How Bob Carter cost me a career - and made me a better person
Wednesday, 20 January 2016
In 2006 I must have been a part of the target market for Al Gore's monster money-spinner "An Inconvenient Truth".
I was comfortably enjoying the fruits of a reasonably successful corporate career, transitioning to what consultants call a 'portfolio lifestyle' with a few board directorships. I had time on my hands and even now I can remember seeing ads and articles for Gore's horrifying story of calamity everywhere.
I couldn't get to the Boondall Cinemas in Brisbane quickly enough. On my way out I walked through a throng of school kids playing Space Invaders and pinball machines. Gore's movie moved me so much I remember looking at the kids thinking "you poor buggers, we've stuffed the earth up and you are doomed". Gore must have been right, he was the Vice President of the USA and he had a PowerPoint Chart so big he needed a cherry-picker to get to the top of his graph. Remember the graph? The CO2 graph that proved everything?
I was working with a lot of very very smart people at the University of Queensland as the Chairman of the Business School's advisory board. The business school was quite entrepreneurial and responded like a flash to demand for skilled leaders the world needed if we were to tackle global warming. I spoke at conferences to promote the University's carbon accounting finance courses and the like - and I put my heart into it as a true believer.
That is until I spoke with Bob. Bob changed my life. He was the person who opened my eyes to the way facts can be manipulated. More than anyone else, Bob demonstrated the quiet truth about our susceptibility to power and big lies repeated often.
By January 2007 I'd been given the privilege of presenting a one-hour nightly radio show on Brisbane's talk-back station Radio 4BC. Within months that grew to a 3 hour show during the 3 to 6PM Drive Time. One of my first guests was Bob.
I thought it would make good radio to hear "Mr Full Bottle On The Inconvenient Truth" slaughter the eccentric old salmon swimming upstream. I lasted about 30 seconds before the wily bugger had me on the canvas with his first knock-out punch.
I'd made the error of asking Bob for his opinion after my perfect opening monologue. Bob said, "I don't have an opinion. I am a scientist. I don't deal in opinion. I deal in facts. Observable, proven facts. I deal with the scientific method, making observations, doing experiments and arriving at conclusions. Your starting point seems to be an unproven hypothesis based on computer projections. Do you have any facts to back up your claims about global warming?"

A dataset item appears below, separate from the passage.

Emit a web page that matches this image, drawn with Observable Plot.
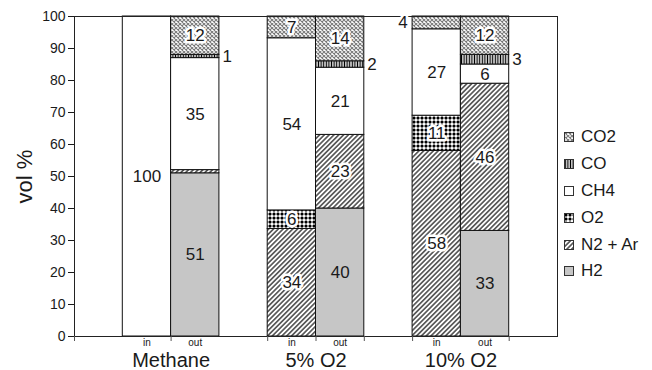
<!DOCTYPE html>
<html>
<head>
<meta charset="utf-8">
<script src="https://cdn.jsdelivr.net/npm/d3@7"></script>
<script src="https://cdn.jsdelivr.net/npm/@observablehq/plot@0.6"></script>
<style>
  body { margin: 0; background: #fff; font-family: Arial, "Liberation Sans", sans-serif; }
  #wrap { position: relative; width: 652px; height: 370px; }
  #legend { position: absolute; left: 564px; top: 124px; font-size: 17px; color: #1a1a1a; }
  .item { display: flex; align-items: center; height: 26.8px; white-space: nowrap; }
  .item svg { margin-right: 7px; }
</style>
</head>
<body>
<svg width="0" height="0" style="position:absolute">
  <defs>
    <pattern id="pat-n2" width="3.4" height="3.4" patternUnits="userSpaceOnUse" patternTransform="rotate(45)">
      <rect width="3.4" height="3.4" fill="white"/>
      <line x1="1.7" y1="0" x2="1.7" y2="3.4" stroke="black" stroke-width="1.1"/>
    </pattern>
    <pattern id="pat-o2" width="4" height="4" patternUnits="userSpaceOnUse">
      <rect width="4" height="4" fill="white"/>
      <path d="M0,2H4M2,0V4" stroke="black" stroke-width="0.3"/>
      <circle cx="2" cy="2" r="1.5" fill="black"/>
    </pattern>
    <pattern id="pat-co" width="2.6" height="4" patternUnits="userSpaceOnUse">
      <rect width="2.6" height="4" fill="white"/>
      <line x1="1.3" y1="0" x2="1.3" y2="4" stroke="black" stroke-width="1.3"/>
    </pattern>
    <pattern id="pat-co2" width="4" height="4" patternUnits="userSpaceOnUse">
      <rect width="4" height="4" fill="white"/>
      <path d="M0,0L4,4M4,0L0,4" stroke="#7a7a7a" stroke-width="1.1"/>
    </pattern>
  </defs>
</svg>
<div id="wrap"><div id="legend"></div></div>
<script>
// Gas composition (vol %) of feed ("in") and product ("out") streams
const groups = ["Methane", "5% O2", "10% O2"];
const stages = ["in", "out"];
const gases = ["H2", "N2 + Ar", "O2", "CH4", "CO", "CO2"];

// one entry per bar: Methane in, Methane out, 5% O2 in, 5% O2 out, 10% O2 in, 10% O2 out
const h2   = [0,   51, 0,    40, 0,  33];
const n2Ar = [0,   1,  33.6, 23, 58, 46];
const o2   = [0,   0,  5.8,  0,  11, 0];
const ch4  = [100, 35, 53.8, 21, 27, 6];
const co   = [0,   1,  0,    2,  0,  3];
const co2  = [0,   12, 6.8,  14, 4,  12];

const yTicks = [0, 10, 20, 30, 40, 50, 60, 70, 80, 90, 100];
const xTickSlots = [0, 2, 4, 5, 6, 7, 9];

const fills = {
  "H2": "#c6c6c6",
  "N2 + Ar": "url(#pat-n2)",
  "O2": "url(#pat-o2)",
  "CH4": "white",
  "CO": "url(#pat-co)",
  "CO2": "url(#pat-co2)"
};

// segments that carry no value label
const unlabeled = new Set(["Methane out|N2 + Ar"]);

const series = [h2, n2Ar, o2, ch4, co, co2];
const rows = [];
const centers = [];
groups.forEach((group, gi) => {
  stages.forEach((stage, si) => {
    const bar = gi * 2 + si;
    const slot = 1 + gi * 3 + si; // an empty slot separates each pair of bars
    centers.push({pos: slot + 0.5, label: stage});
    let base = 0;
    gases.forEach((gas, k) => {
      const value = series[k][bar];
      if (value > 0) {
        rows.push({group, stage, gas, value, x1: slot, x2: slot + 1, y1: base, y2: base + value,
                   key: `${group} ${stage}|${gas}`});
      }
      base += value;
    });
  });
});
const groupCenters = groups.map((g, gi) => ({pos: 2 + gi * 3, label: g}));

const fmt = d3.format(".0f");
const labelled = rows.filter(d => !unlabeled.has(d.key));
const inside = labelled.filter(d => d.value >= 5);
const plain = inside.filter(d => d.gas === "H2" || d.gas === "CH4");
const boxed = inside.filter(d => !(d.gas === "H2" || d.gas === "CH4"));
const outRight = labelled.filter(d => d.value < 5 && d.gas !== "CO2");
const outLeft = labelled.filter(d => d.value < 5 && d.gas === "CO2");

const mid = d => (d.y1 + d.y2) / 2;
const cx = d => (d.x1 + d.x2) / 2;
const ink = "#1a1a1a";

const chart = Plot.plot({
  width: 652,
  height: 370,
  marginLeft: 74,
  marginRight: 95,
  marginTop: 16,
  marginBottom: 34,
  style: {fontFamily: "Arial, 'Liberation Sans', sans-serif", color: ink, background: "white"},
  x: {domain: [0, 10]},
  y: {domain: [0, 100]},
  color: {type: "ordinal", domain: gases, range: gases.map(g => fills[g])},
  marks: [
    Plot.rect(rows, {x1: "x1", x2: "x2", y1: "y1", y2: "y2", fill: "gas", stroke: "#111", strokeWidth: 1}),
    Plot.frame({stroke: "#222"}),
    Plot.axisY({ticks: yTicks, tickSize: 6, tickPadding: 3, fontSize: 14, label: null}),
    Plot.axisY({ticks: [], label: "vol %", labelAnchor: "center", labelArrow: "none", labelOffset: 58, fontSize: 22, dy: -5}),
    Plot.axisX({ticks: xTickSlots, tickFormat: () => "", tickSize: 5, label: null, stroke: "#555"}),
    Plot.axisX({ticks: centers.map(d => d.pos), tickFormat: (v, i) => centers[i].label, tickSize: 0, tickPadding: 2, fontSize: 10, label: null}),
    Plot.axisX({ticks: groupCenters.map(d => d.pos), tickFormat: (v, i) => groupCenters[i].label, tickSize: 0, tickPadding: 16, fontSize: 20, label: null}),
    Plot.text(plain, {x: cx, y: mid, text: d => fmt(d.value), fontSize: 17, fill: ink}),
    Plot.text(boxed, {x: cx, y: mid, text: d => fmt(d.value), fontSize: 17, fill: ink, stroke: "white", strokeWidth: 5}),
    Plot.text(outRight, {x: "x2", y: mid, text: d => fmt(d.value), fontSize: 17, fill: ink, textAnchor: "start", dx: 3, stroke: "white", strokeWidth: 4}),
    Plot.text(outLeft, {x: "x1", y: mid, text: d => fmt(d.value), fontSize: 17, fill: ink, textAnchor: "end", dx: -5, stroke: "white", strokeWidth: 5})
  ]
});

document.getElementById("wrap").prepend(chart);

// legend, top entry first
const legend = d3.select("#legend");
gases.slice().reverse().forEach(gas => {
  const item = legend.append("div").attr("class", "item");
  const sw = item.append("svg").attr("width", 10).attr("height", 10);
  sw.append("rect").attr("x", 0.5).attr("y", 0.5).attr("width", 9).attr("height", 9)
    .attr("fill", fills[gas]).attr("stroke", "#333").attr("stroke-width", 1);
  item.append("span").text(gas);
});
</script>
</body>
</html>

It got worse for me from that point on.
Bob changed me in a fundamental way. He was courageous in a way I'd not experienced at close quarters. About 6 months after my first Road to Damascus encounter with Bob, I flew to Townsville, home to Bob's Alma Mater James Cook University for the Festival of Chamber Music. Bob had been the head of the University's School of Earth Sciences and was granted something of a laureate professorship in his semi-retirement. I'd travelled with Queensland's Governor Dame Quentin Bryce and my parter was the editor of Limelight magazine, the sponsor of the Festival. I remember the small talk at a cocktail party coming to a crashing halt when I was introduced to a professor from James Cook. I said, "Oh you must be very proud of Professor Carter, he's making quite a name for himself on global warming." I felt the colour rise up my neck - but imagine the reservoirs of courage Bob must have had to walk the corridors of stares and whispers.
Bob was undeservedly treated like a pariah. I never saw or heard anyone successfully challenge Bob on questions of fact, nor on the product of his application of the scientific method. But he wasn't trendy. He wasn't fashionable. And in academia in Australia in the time of global warming, he was sure-fire poison for any university's government funding tree.
Bob gave me the model that helped as I searched my soul for the courage to speak when it's costly. Soon after Bob opened my eyes to the facts on the anthropogenic global warming theory I was invited to interview the then Vice Chancellor of the University of Queensland Professor Paul Greenfield AO on 4BC's prime time radio show in Brisbane. Rudd was PM and global warming was the golden-egg layer for universities in search of funding. I was invited to become the former chairman of the UQ business school board quite soon after that friendship-testing and very public conversation.
Bob copped that crap everywhere. He got it from both sides of politics, Turnbull, Wong, Rudd. He was perfect curmudgeonly fodder for the Twitter generation, the depth of whose analysis is limited to 140 characters. We are much, much better for Bob's persistence in the face of all that.
I can't recall where I first heard Clifford Stoll's quote, but it seems apt in reflecting on Bob's legacy.
Data is not information.
Information is not knowledge.
Knowledge is not understanding.
Understanding is not wisdom.
The late Professor Bob Carter was a wise man. Thank you for your service to science - and much, much more.
Vale Bob.
PS - Bob could you get one of the Angels to drop down and take the football that's lodged in my throat after putting your photo up on this page? You will be very sorely missed old mate. I'll have a few in your honour.